Platforms SHOULD emit, under a reverse-domain key in signals, the same key-value event and attribution pairs they would encode as URL query parameters on the equivalent browser-based landing flow, enabling businesses to use them with existing analytics integrations.

Example:

"signals": {
  "dev.ucp.buyer_ip": "203.0.113.1",

  "com.google.event": {
    "utm_source": "google", "utm_medium": "cpc", "utm_campaign": "spring_2026",
    "utm_id": "18234567890", "gclid": "EAIaIQobChMI...", "gbraid": "WVLA4QjBkaJk...",
    "ad_group_id": "142345"
  },
  "com.meta.event": {
    "utm_source": "meta", "utm_medium": "paid_social", "utm_campaign": "spring_sale",
    "fbclid": "IwY2xjaw...", "fbc": "fb.1.1710300000000.IwY2xjaw...",
    "fbp": "fb.1.1710300000000.1234567890", "event_id": "evt_abc123"
  }, 
 ...
}

Existing attribution systems own the vocabulary, UCP is the pipe. This gives each platform full control over how they model attribution, same as they do on the web today, and most importantly there is 1:1 parity between web (parsed window.location.search) vs. agent-provided attribution. The merchant takes the signals and forwards them verbatim to their existing infrastructure, no remapping, etc.

Why signals is appropriate

  • Provenance match — platform-asserted, write-only, observational.
  • Covers the full journey — catalog → cart → checkout → order.
  • Namespace safetypropertyNames prevents com.google.event / com.meta.event collisions.

Only adjustment would be to update the description from "authorization and abuse prevention" to include marketing/referral provenance.
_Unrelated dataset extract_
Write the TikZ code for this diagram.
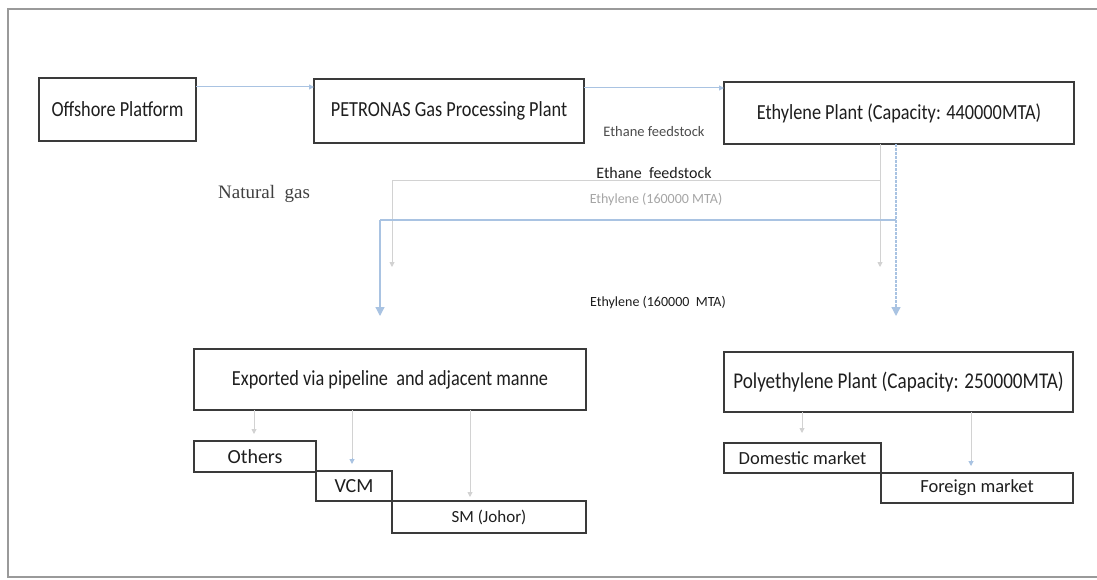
\documentclass[tikz,border=0pt]{standalone}
\usepackage{fontspec}
\setmainfont{Carlito}
\newfontfamily\condfont[FakeStretch=0.85]{Carlito}
\newfontfamily\natfont{Liberation Serif}
\usetikzlibrary{arrows.meta,calc}
\definecolor{boxline}{HTML}{3A3A3A}
\definecolor{conblue}{HTML}{A9C3E2}
\definecolor{faint}{HTML}{D2D2D2}
\definecolor{framecol}{HTML}{9A9A9A}
\definecolor{txt}{HTML}{1E1E1E}
\tikzset{
  box/.style={draw=boxline, line width=1.4pt, inner sep=0pt, outer sep=0pt, text=txt,
    font=\condfont\fontsize{21.5}{24}\selectfont},
  sbox/.style={box, font=\fontsize{20}{22}\selectfont},
  mbox/.style={box, font=\fontsize{18.5}{21}\selectfont},
  bigcon/.style={draw=conblue, line width=1.3pt, -{Triangle[width=9pt,length=9pt]}},
  bigline/.style={draw=conblue, line width=1.3pt},
  smallcon/.style={draw=conblue, line width=1pt, -{Triangle[width=5pt,length=5pt]}},
  faintcon/.style={draw=faint, line width=0.9pt, -{Triangle[width=5pt,length=5pt]}},
  faintline/.style={draw=faint, line width=0.9pt},
  lab/.style={inner sep=0pt, text=txt},
}
\begin{document}
\begin{tikzpicture}[x=1pt,y=-1pt]
\useasboundingbox (0,0) rectangle (1097,580);
\fill[white] (0,0) rectangle (1097,580);
% frame
\draw[framecol, line width=1.3pt] (1097,9) -- (8,9) -- (8,577) -- (1097,577);

% boxes
\node[box, minimum width=157pt, minimum height=63pt] (off) at (117.5,109.5) {Offshore Platform};
\node[box, minimum width=270pt, minimum height=64pt] (pet) at (449,111) {PETRONAS Gas Processing Plant};
\node[box, minimum width=350pt, minimum height=62pt] (eth) at (899,113) {Ethylene Plant (Capacity: 440000MTA)};
\node[box, minimum width=392pt, minimum height=61pt] (exp) at (390,379.5) {Exported via pipeline\ \ and adjacent manne};
\node[box, font=\condfont\fontsize{22.5}{25}\selectfont, minimum width=349pt, minimum height=60pt] (poly) at (898.5,382) {Polyethylene\ Plant (Capacity: 250000MTA)};
\node[sbox, minimum width=122pt, minimum height=31pt] (oth) at (255,456.5) {Others};
\node[sbox, minimum width=76pt, minimum height=30pt] (vcm) at (354,486) {VCM};
\node[box, font=\fontsize{17}{19}\selectfont, minimum width=194pt, minimum height=32pt] (sm) at (489,517) {SM (Johor)};
\node[mbox, minimum width=157pt, minimum height=30pt] (dom) at (802.5,458) {Domestic market};
\node[mbox, minimum width=192pt, minimum height=30pt] (for) at (977,488) {Foreign market};

% labels
\node[lab, font=\fontsize{14.5}{16}\selectfont, text=black!70] (ef1) at (654,132) {Ethane feedstock};
\node[lab, font=\fontsize{16}{18}\selectfont] (ef2) at (654,173) {Ethane\ \ feedstock};
\node[lab, font=\fontsize{14}{16}\selectfont, text=black!35] (et1) at (656,200) {Ethylene (160000 MTA)};
\node[lab, font=\fontsize{14}{16}\selectfont] (et2) at (658,303) {Ethylene (160000\ \ MTA)};
\node[lab, font=\natfont\fontsize{19}{21}\selectfont, text=black!75] (ng) at (264,194) {Natural\ \ gas};

% coordinates for the split
\coordinate (jr) at (896,220);
\coordinate (jl) at (380,220);
\coordinate (rtip) at (896,316);
\coordinate (ltip) at (380,316);
\coordinate (fr) at (880,180);
\coordinate (fl) at (392,180);
\coordinate (frtip) at (880,267);
\coordinate (fltip) at (392,267);

% top arrows
\draw[smallcon] ($(off.north east)+(0,9)$) -- ($(pet.north west)+(0,8)$);
\draw[smallcon] ($(pet.north east)+(0,9)$) -- ($(eth.north west)+(0,6)$);

% faint lines
\draw[faintcon] (eth.south -| fr) -- (frtip);
\draw[faintcon] (fr) -- (fl) -- (fltip);

% main split
\draw[bigcon, dash pattern=on 3pt off 1pt] (eth.south -| jr) -- (rtip);
\draw[bigline] (jr) -- (jl);
\draw[bigcon] (jl) -- (ltip);

% lower connectors
\coordinate (o1) at (254,434);
\coordinate (v1) at (352,464);
\coordinate (s1) at (470,497);
\coordinate (d1) at (802,433);
\coordinate (f1) at (971,466);
\draw[faintcon] (exp.south -| o1) -- (o1);
\draw[faintline] (exp.south -| v1) -- ($(v1)+(0,-5)$);
\draw[smallcon] ($(v1)+(0,-6)$) -- (v1);
\draw[faintcon] (exp.south -| s1) -- (s1);
\draw[faintcon] (poly.south -| d1) -- (d1);
\draw[faintline] (poly.south -| f1) -- ($(f1)+(0,-5)$);
\draw[smallcon] ($(f1)+(0,-6)$) -- (f1);
\end{tikzpicture}
\end{document}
Beyond that, we can document a best-practice and pattern for how platforms should emit this signal, but we don't need to define a unified schema -- each platform maps its existing attribution signals.

This path also eliminates the need for merchant to advertise support: this is a platform signal, its presence/absence does not change anything about the response or API shape offered by the merchant -- same contract as on the web, these signals are provided by the referrer and consumed at-will by the business.